The filing of the challenge was confirmed on by Christian Neuwirth, a spokesman for Austria`s constitutional court.
It was unclear what the next legal steps would be but Alexander Van der Bellen, the winner of the election, is due to be sworn in on July 8.
Van der Bellen, an independent backed by the ecologist Green Party, defeated Hofer by just 30,863 votes in the second round of the election on May 22.
Preliminary results released that day had put Hofer, presented as the friendly face of the anti-immigration FPOe, very slightly ahead.
But after postal votes were counted, Van der Bellen was declared the winner of the largely ceremonial but coveted presidency the next day.
Austrian authorities have said they were investigating several cases of alleged election irregularities.

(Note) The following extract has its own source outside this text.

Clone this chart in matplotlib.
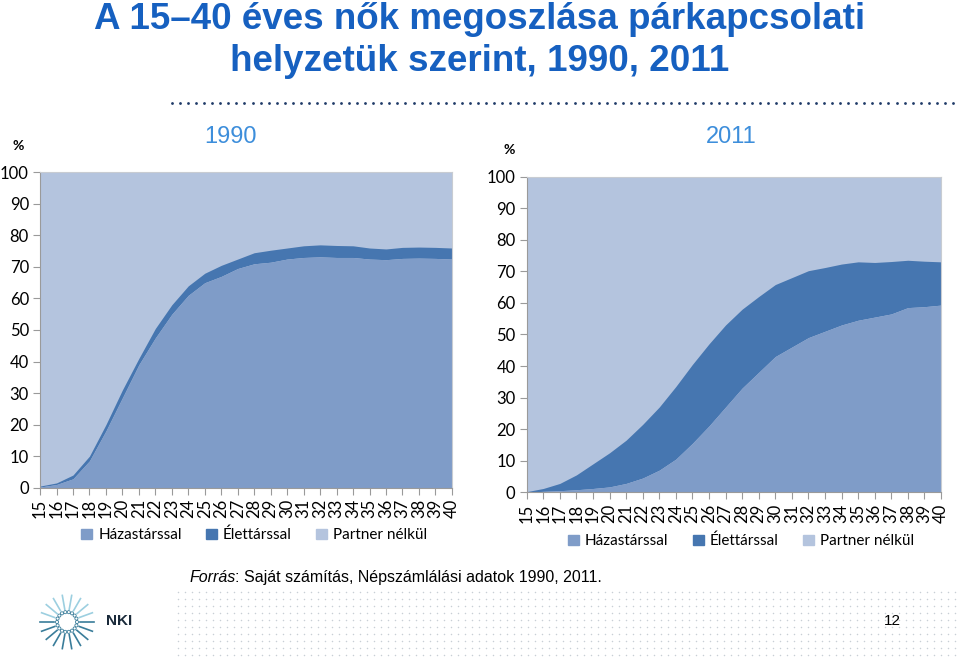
import numpy as np
import matplotlib.pyplot as plt
from matplotlib.patches import Patch

plt.rcParams['font.family'] = ['Lato', 'DejaVu Sans']

ages = list(range(15, 41))

# 1990: házas, házas+élettárs (kumulált felső határ)
hazas_1990 = [0.2, 1.0, 2.8, 8.5, 18, 28.5, 39, 47.5, 55, 61, 65, 67, 69.5, 71, 71.5,
              72.5, 73, 73.2, 73, 73, 72.5, 72.3, 72.7, 72.8, 72.7, 72.5]
egyutt_1990 = [0.5, 1.5, 4.0, 10, 20, 31, 41, 50.5, 58, 64, 68, 70.5, 72.5, 74.5, 75.3,
               76, 76.7, 77, 76.8, 76.7, 76, 75.7, 76.2, 76.3, 76.2, 76]

# 2011
hazas_2011 = [0, 0.3, 0.5, 0.8, 1.2, 1.7, 2.8, 4.5, 7, 10.5, 15.5, 21, 27, 33, 38,
              43, 46, 49, 51, 53, 54.5, 55.5, 56.5, 58.5, 58.8, 59.3]
egyutt_2011 = [0.2, 1.2, 2.8, 5.5, 9, 12.5, 16.5, 21.5, 27, 33.5, 40.5, 47, 53, 58, 62,
               65.8, 68, 70.2, 71.2, 72.3, 73, 72.8, 73.1, 73.5, 73.2, 73]

c_haz = '#7f9cc8'
c_ele = '#4676b0'
c_nel = '#b4c4de'
labels = ['Házastárssal', 'Élettárssal', 'Partner nélkül']

fig = plt.figure(figsize=(9.6, 6.59), dpi=100)

fig.text(0.5, 0.970, 'A 15–40 éves nők megoszlása párkapcsolati', ha='center', va='center',
         fontsize=26.5, fontweight='bold', color='#1660c0',
         family=['Liberation Sans Narrow', 'Liberation Sans', 'DejaVu Sans'])
fig.text(0.5, 0.906, 'helyzetük szerint, 1990, 2011', ha='center', va='center',
         fontsize=26.5, fontweight='bold', color='#1660c0',
         family=['Liberation Sans Narrow', 'Liberation Sans', 'DejaVu Sans'])

# pontozott vonal a cím alatt
line_ax = fig.add_axes([0, 0, 1, 1], zorder=-1)
line_ax.set_xlim(0, 960)
line_ax.set_ylim(659, 0)
line_ax.axis('off')
xd = np.arange(172, 956, 8.05)
line_ax.scatter(xd, np.full(len(xd), 103), s=4, color='#1f3a68', lw=0)

# pontozott háttér lent
gx, gy = np.meshgrid(np.arange(178, 960, 7), np.arange(592, 657, 7))
line_ax.scatter(gx.ravel(), gy.ravel(), s=1.2, color='#c8cfd6', lw=0)


def draw(rect, hazas, egyutt, year, pct_x, pct_y, title_x, title_y, leg_x, leg_y):
    ax = fig.add_axes(rect)
    h = np.array(hazas)
    e = np.array(egyutt)
    ax.fill_between(ages, 0, 100, color=c_nel, lw=0)
    ax.fill_between(ages, h, e, color=c_ele, lw=0)
    ax.fill_between(ages, 0, h, color=c_haz, lw=0)
    ax.set_xlim(15, 40)
    ax.set_ylim(0, 100)
    ax.set_xticks(ages)
    ax.set_xticklabels([str(a) for a in ages], rotation=90, fontsize=12)
    ax.set_yticks(range(0, 101, 10))
    ax.set_yticklabels([str(v) for v in range(0, 101, 10)], fontsize=12)
    for s in ['top', 'right']:
        ax.spines[s].set_color('#c8ccd2')
        ax.spines[s].set_linewidth(0.8)
    for s in ['left', 'bottom']:
        ax.spines[s].set_color('#9a9a9a')
        ax.spines[s].set_linewidth(0.8)
    ax.tick_params(axis='both', color='#9a9a9a', length=5, width=0.8, pad=3)
    fig.text(pct_x, pct_y, '%', fontsize=10, fontweight='bold', ha='center', va='center')
    fig.text(title_x, title_y, year, fontsize=17, color='#3d8edb', ha='center', va='center',
             family=['Liberation Sans Narrow', 'Liberation Sans', 'DejaVu Sans'])
    handles = [Patch(color=c) for c in [c_haz, c_ele, c_nel]]
    fig.legend(handles, labels, loc='center', bbox_to_anchor=(leg_x, leg_y),
               ncol=3, frameon=False, fontsize=11, handlelength=0.7, handleheight=0.7,
               handletextpad=0.4, columnspacing=1.6)
    return ax


draw([0.0417, 0.260, 0.429, 0.4785], hazas_1990, egyutt_1990, '1990',
     0.019, 0.778, 0.240, 0.792, 0.265, 0.188)
draw([0.5486, 0.253, 0.4316, 0.479], hazas_2011, egyutt_2011, '2011',
     0.530, 0.772, 0.762, 0.792, 0.772, 0.179)

fig.text(0.197, 0.124, 'Forrás', fontsize=11.5, style='italic', ha='left', va='center',
         family=['Liberation Sans', 'DejaVu Sans'])
fig.text(0.245, 0.124, ': Saját számítás, Népszámlálási adatok 1990, 2011.', fontsize=11.5,
         ha='left', va='center', family=['Liberation Sans', 'DejaVu Sans'])
fig.text(0.930, 0.057, '12', fontsize=11, ha='center', va='center',
         family=['Liberation Sans', 'DejaVu Sans'])

# NKI logó egyszerűsítve
cx, cy = 67, 622
for ang in np.linspace(0, 2 * np.pi, 18, endpoint=False):
    r1, r2 = 13, 27
    col = '#9ccfe0' if np.sin(ang) > 0.3 else '#3a7d9a'
    line_ax.plot([cx + r1 * np.cos(ang), cx + r2 * np.cos(ang)],
                 [cy - r1 * np.sin(ang), cy - r2 * np.sin(ang)], color=col, lw=1.2)
    line_ax.scatter(cx + 10 * np.cos(ang), cy - 10 * np.sin(ang), s=5,
                    facecolor='none', edgecolor='#3a7d9a', lw=0.6)
fig.text(0.110, 0.057, 'NKI', fontsize=11, fontweight='bold', ha='left', va='center',
         color='#1a2a3a', family=['Liberation Sans Narrow', 'Liberation Sans', 'DejaVu Sans'])

fig.savefig('out.png', dpi=100)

For the most part, however, the allegations concerned postal votes being opened for counting too early, and were not thought capable of changing the overall result.
The claims of irregularities caused an outcry on Strache`s Facebook page, obliging him to call on supporters to tone down their comments after some called for violence and Van der Bellen`s address was published.
According to press reports, this has prompted police to beef up security around the new president-elect.Mirroring the rise of other populists in Europe and beyond, Hofer tapped into unease about immigration and Austria`s faltering economy to win support not just among poorer, less educated voters but across the board.
Hofer, 45, was portrayed as moderate but he nevertheless believes Islam is not part of Austria, opposes gay marriage and says that if the country were not a member of the EU, he would vote against joining.
The FPOe is also looking ahead to the next general elections, due in 2018.
It is leading opinion polls with more than 30 percent while the two centrist parties -- the Social Democrats (SPOe) and People`s Party (OeVP) -- in the governing coalition look set to fall short of a majority.
Support for these two parties has been sliding for years and at the last general election in 2013 they only just managed to scratch together a majority.
The first round of the presidential election was so disastrous for the two parties` candidates -- winning just 11 percent each -- that chancellor Werner Faymann of the SPOe quit on May 9.
He has been succeeded by Christian Kern, former head of the national railways firm.